Support scalability tests
xyhuang opened this issue · comments
The Kubebench should be extended to support scalability tests in 2 ways:
- run a job with many workers
- run many jobs in parallel
It should also be able to collect metrics during the runs and make it easy to analyze the results, refer to #124 for this.
Also related with
kubeflow/training-operator#830
/priority p1
/priority p2
No eng resource assigned, priority 2
@xyhuang are you planning to take this on? if so, if you can assign yourself and please tag us so that PMs can add this to the kanban board
/remove-priority p1
@chrisheecho sorry for the late response. I will try to implement this if I got time, but we might likely move it to 0.5, I agree to keep it as p2 for now.
Let's try to have this for 0.5.
A few things to consider:
-
How should we automate this?
I think it makes sense to create a periodic Prow workflow that runs this daily. We should use a separate GCP project so that the scale tests don't interfere with regular presubmits. -
What tests should we run?
As a starting point we can consider these items for tf-operator:
- Lots of workers: kubeflow/training-operator#830
- Lots of concurrent jobs: kubeflow/training-operator#829
What would it take for kubebench to support these?
- Collecting metrics
- Error rates
- Latency (how fast does each pending job get processed? And how long does it take for a worker to start?)

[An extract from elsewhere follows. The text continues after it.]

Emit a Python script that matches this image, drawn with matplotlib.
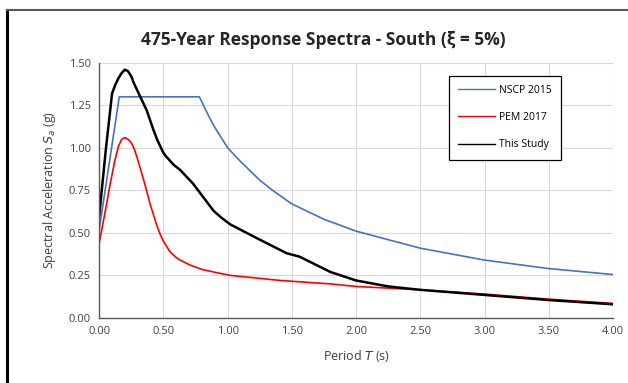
import matplotlib
matplotlib.use('Agg')
import matplotlib.pyplot as plt
from matplotlib.lines import Line2D

plt.rcParams['font.family'] = ['Open Sans', 'DejaVu Sans']
plt.rcParams['mathtext.fontset'] = 'dejavusans'

# NSCP 2015 design spectrum
t_nscp = [0.0, 0.156, 0.78, 0.85, 0.90, 0.95, 1.00, 1.10, 1.25, 1.35, 1.50, 1.75,
          2.00, 2.50, 3.00, 3.50, 4.00]
sa_nscp = [0.52, 1.30, 1.30, 1.19, 1.12, 1.06, 1.00, 0.92, 0.81, 0.75, 0.67, 0.58,
           0.51, 0.41, 0.34, 0.29, 0.255]

# PEM 2017
t_pem = [0.0, 0.05, 0.086, 0.12, 0.15, 0.175, 0.20, 0.225, 0.25, 0.275, 0.30, 0.35,
         0.40, 0.45, 0.475, 0.50, 0.55, 0.60, 0.63, 0.71, 0.80, 0.89, 1.02, 1.41,
         1.80, 2.00, 2.50, 3.00, 3.50, 4.00]
sa_pem = [0.44, 0.64, 0.79, 0.92, 1.01, 1.05, 1.06, 1.05, 1.03, 0.99, 0.93, 0.80,
          0.66, 0.54, 0.49, 0.45, 0.39, 0.355, 0.34, 0.31, 0.285, 0.27, 0.25, 0.22,
          0.20, 0.185, 0.165, 0.14, 0.11, 0.085]

# This study
t_study = [0.0, 0.05, 0.10, 0.125, 0.15, 0.175, 0.20, 0.225, 0.25, 0.27, 0.32, 0.37,
           0.42, 0.45, 0.475, 0.50, 0.52, 0.58, 0.63, 0.73, 0.80, 0.89, 0.95, 1.02,
           1.25, 1.46, 1.56, 1.80, 2.00, 2.25, 2.50, 3.00, 3.50, 4.00]
sa_study = [0.60, 0.98, 1.32, 1.37, 1.41, 1.44, 1.46, 1.45, 1.42, 1.38, 1.30, 1.22,
            1.11, 1.05, 1.01, 0.97, 0.95, 0.90, 0.87, 0.79, 0.72, 0.63, 0.59, 0.55,
            0.46, 0.38, 0.36, 0.27, 0.22, 0.185, 0.165, 0.135, 0.105, 0.08]

fig = plt.figure(figsize=(6.28, 3.83), dpi=100)
ax = fig.add_axes([0.158, 0.170, 0.818, 0.666])

ax.plot(t_nscp, sa_nscp, color='#4472C4', lw=1.2, label='NSCP 2015')
ax.plot(t_pem, sa_pem, color='#FF0000', lw=1.2, label='PEM 2017')
ax.plot(t_study, sa_study, color='black', lw=1.8, label='This Study')

ax.set_xlim(0, 4)
ax.set_ylim(0, 1.5)
ax.set_xticks([i * 0.5 for i in range(9)])
ax.set_yticks([i * 0.25 for i in range(7)])
ax.set_xticklabels([f'{i * 0.5:.2f}' for i in range(9)])
ax.set_yticklabels([f'{i * 0.25:.2f}' for i in range(7)])
ax.tick_params(length=0, labelsize=8, colors='#404040', pad=6)
ax.grid(True, color='#d9d9d9', lw=0.8)
ax.set_axisbelow(True)
for s in ['top', 'right']:
    ax.spines[s].set_visible(False)
for s in ['left', 'bottom']:
    ax.spines[s].set_color('#595959')
    ax.spines[s].set_linewidth(1.0)

ax.set_xlabel('Period $T$ (s)', fontsize=9, color='#404040', labelpad=8)
ax.set_ylabel('Spectral Acceleration $S_a$ (g)', fontsize=9, color='#404040', labelpad=8)

fig.text(0.515, 0.895, '475-Year Response Spectra - South (ξ = 5%)',
         ha='center', va='center', fontsize=12.5, fontweight='bold', color='#262626')

handles = [Line2D([], [], color='#4472C4', lw=1.0),
           Line2D([], [], color='#FF0000', lw=1.0),
           Line2D([], [], color='black', lw=1.0)]
leg = ax.legend(handles, ['NSCP 2015', 'PEM 2017', 'This Study'],
                loc='upper left', bbox_to_anchor=(0.680, 0.950), fontsize=7.5,
                frameon=True, fancybox=False, edgecolor='black', framealpha=1,
                handlelength=3.6, handletextpad=0.3, labelspacing=1.55,
                borderpad=0.9, borderaxespad=0)
leg.get_frame().set_linewidth(0.9)

# outer frame (left and top edges visible in the crop)
fig.add_artist(Line2D([0.011, 0.011], [0.0, 0.975], transform=fig.transFigure,
                      color='black', lw=2.2))
fig.add_artist(Line2D([0.011, 1.0], [0.975, 0.975], transform=fig.transFigure,
                      color='#595959', lw=1.5))

fig.savefig('out.png', dpi=100, facecolor='white')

- Throughput (how many jobs/workers can we run concurrently?)
- CPU/memory usage of the operator
- Dashboard
We currently have a kubebench-dashboard. Can we use it to track load test results?

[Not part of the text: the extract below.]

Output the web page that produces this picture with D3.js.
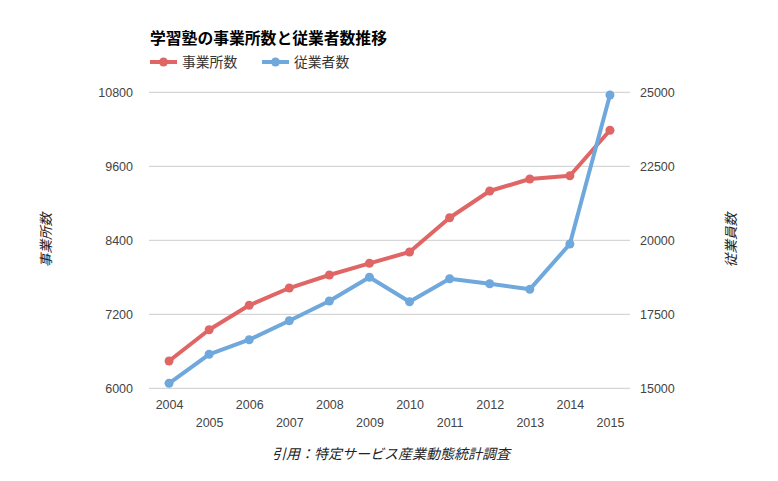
<!DOCTYPE html>
<html><head><meta charset="utf-8">
<script src="https://cdn.jsdelivr.net/npm/d3@7"></script>
<style>body{margin:0;background:#fff;} text{font-family:"Liberation Sans","Noto Sans CJK JP",sans-serif;}</style>
</head><body><svg id="c" width="778" height="481"></svg>
<script>
const years = ["2004","2005","2006","2007","2008","2009","2010","2011","2012","2013","2014","2015"];
const establishments = [6443,6950,7346,7626,7837,8027,8210,8766,9199,9394,9447,10184];
const employees = [15169,16149,16642,17284,17949,18750,17925,18702,18533,18344,19875,24908];
const leftTicks = [6000,7200,8400,9600,10800];
const rightTicks = [15000,17500,20000,22500,25000];
const titleText = "学習塾の事業所数と従業者数推移";
const seriesNames = ["事業所数","従業者数"];
const colors = ["#e06666","#6fa8dc"];

const svg = d3.select("#c");
const L = 149, R = 630, T = 92.3, B = 388.3;
const x = d3.scalePoint().domain(years).range([L, R]).padding(0.5);
const yL = d3.scaleLinear().domain([6000,10800]).range([B, T]);
const yR = d3.scaleLinear().domain([15000,25000]).range([B, T]);

// gridlines
svg.append("g").selectAll("line").data(leftTicks).join("line")
  .attr("x1", L).attr("x2", R).attr("y1", d=>yL(d)).attr("y2", d=>yL(d))
  .attr("stroke", "#cccccc").attr("stroke-width", 1);

// axes
const axL = svg.append("g").attr("transform", `translate(${L},0)`)
  .call(d3.axisLeft(yL).tickValues(leftTicks).tickSize(0).tickPadding(16).tickFormat(d3.format("d")));
const axR = svg.append("g").attr("transform", `translate(${R},0)`)
  .call(d3.axisRight(yR).tickValues(rightTicks).tickSize(0).tickPadding(10).tickFormat(d3.format("d")));
const axB = svg.append("g").attr("transform", `translate(0,${B})`)
  .call(d3.axisBottom(x).tickSize(0).tickPadding(12));
[axL, axR, axB].forEach(a => {
  a.select(".domain").remove();
  a.selectAll("text").attr("font-size", 12.5).attr("fill", "#444")
   .attr("font-family", "'Liberation Sans',Arial,sans-serif");
});
axB.selectAll(".tick text").attr("dy", (d,i) => i % 2 ? "2.1em" : "0.71em");

// lines
const series = [
  {vals: establishments, y: yL, color: colors[0]},
  {vals: employees, y: yR, color: colors[1]}
];
series.forEach(s => {
  const line = d3.line().x((d,i)=>x(years[i])).y(d=>s.y(d));
  svg.append("path").datum(s.vals).attr("d", line)
    .attr("fill", "none").attr("stroke", s.color).attr("stroke-width", 4)
    .attr("stroke-linejoin", "round");
  svg.append("g").selectAll("circle").data(s.vals).join("circle")
    .attr("cx", (d,i)=>x(years[i])).attr("cy", d=>s.y(d)).attr("r", 4.5)
    .attr("fill", s.color);
});

// title
svg.append("text").attr("x", 150).attr("y", 44).attr("font-size", 15.8)
  .attr("font-weight", "bold").attr("fill", "#000").text(titleText);

// legend
const legX = [150, 262];
seriesNames.forEach((n, i) => {
  const g = svg.append("g").attr("transform", `translate(${legX[i]},62)`);
  g.append("line").attr("x1", 0).attr("x2", 27).attr("y1", 0).attr("y2", 0)
    .attr("stroke", colors[i]).attr("stroke-width", 4);
  g.append("circle").attr("cx", 13.5).attr("cy", 0).attr("r", 4.5).attr("fill", colors[i]);
  g.append("text").attr("x", 32).attr("y", 5).attr("font-size", 13.8).attr("fill", "#333").text(n);
});

// axis titles
svg.append("text").attr("transform", "translate(51,240) rotate(-90)")
  .attr("text-anchor", "middle").attr("font-size", 13.6).attr("font-style", "italic")
  .attr("fill", "#222").text("事業所数");
svg.append("text").attr("transform", "translate(736,240) rotate(-90)")
  .attr("text-anchor", "middle").attr("font-size", 13.6).attr("font-style", "italic")
  .attr("fill", "#222").text("従業員数");

// source
svg.append("text").attr("x", 391).attr("y", 459).attr("text-anchor", "middle")
  .attr("font-size", 14).attr("font-style", "italic").attr("fill", "#222")
  .text("引用：特定サービス産業動態統計調査");
</script></body></html>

@richardsliu here are some quick answers, we will discuss in more details:
1 & 2 agree, i will create a few issues to track required changes, they should be doable within 0.5.
3 today benchmark metrics/results are collected in 2 ways: (1) sending run-time metrics through monitoring infra (e.g. prometheus) (2) collecting job performance numbers through a user-defined "postjob", which interprets the outputs from tf jobs. if required info can be collected in one of these ways it should be easy, else we will figure it out.
4 possible with some changes. currently we use a on-prem backend for result storage/viz, for tracking results in prow tests it's probably easier to leverage gcloud resources (bigtable? stackdriver?), that should be supported with a few small changes.
that being said, here are the needed things in my mind:
- create prow workflow (for 1)
- add support for benchmarking concurrent jobs in a single kubebench job (for 2)
- minor workload improvements (yaml configs + minor code changes if needed) for actual tests (for 2)
- support collecting required metrics (for 3)
- leverage gcloud backend for result storage and viz (for 4)
Let's split up the work. I can take care of item 1 (set up project, cluster, and Prow workflow).